Growing up, I had really aligned myself more with the sort of do-it-yourself and punk way of distributing things, which was a response against an industry model. What does it mean to be “punk” when the music is free? There are still a lot of things to put yourself in opposition to.

There needs to be some sort of middle ground, which is some sort of museum of music that’s going to be open to everybody and can be a forum for the kind of convulsive, chaotic energy that you want to go see at a show, but that it’s not just going to be replaced in a couple of years with a corporate-sanctioned version.

You can have new takes on museums and stuff but it’s never going to be like alternative music. It’s not going to be: here’s something that is youth culture and now it’s packaged and sold back to you.
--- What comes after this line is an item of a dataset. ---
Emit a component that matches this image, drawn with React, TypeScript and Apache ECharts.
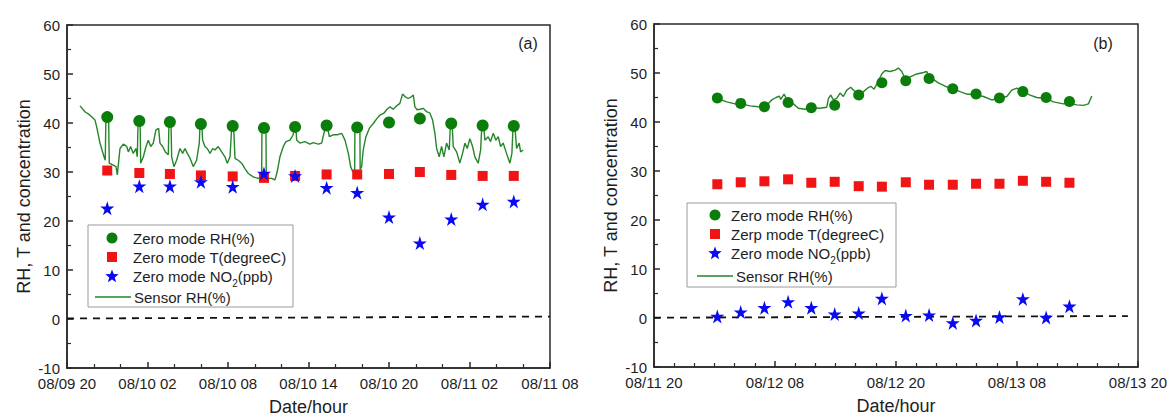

It’s not going to be chopped up into little pieces and resold as somebody else’s.

It is possible for music to be something that is a mode of artistic expression. Like photography or video. They started out just being commercial modes and at some point people decided they were fine art. Something that was an end in itself. The thing that you made was art and it didn’t have to be taken out of the commercial context. I’m thinking if we make music and say it’s art, then that sort of frees us up from the commercial world somehow. That’s the hope!

Can you tell me about your current projects?

I’m going to play in a band called Usun. That’s a band with Hisham Bharoocha from Soft Circle [who] used to be in Black Dice and Lightning Bolt. And Rob Barber from High Places. Every time we’re in New York, we stay with the High Places kids. I like doing stuff with them a lot. There’s a band here in L.A. called Hecuba. It’s a band that’s our friends Isabelle and Jon and we’re combining our bands into one band for some shows! It’s going to be Lucky Dragons and Hecuba together. It’s called Free Book. It’s a continuous mix dance thing and we have songs that float over the dance mix. It’s almost like DJ style, I guess. We haven’t actually done it yet, so we’re still planning it out. But we have all the songs written though, so we’ll figure it out.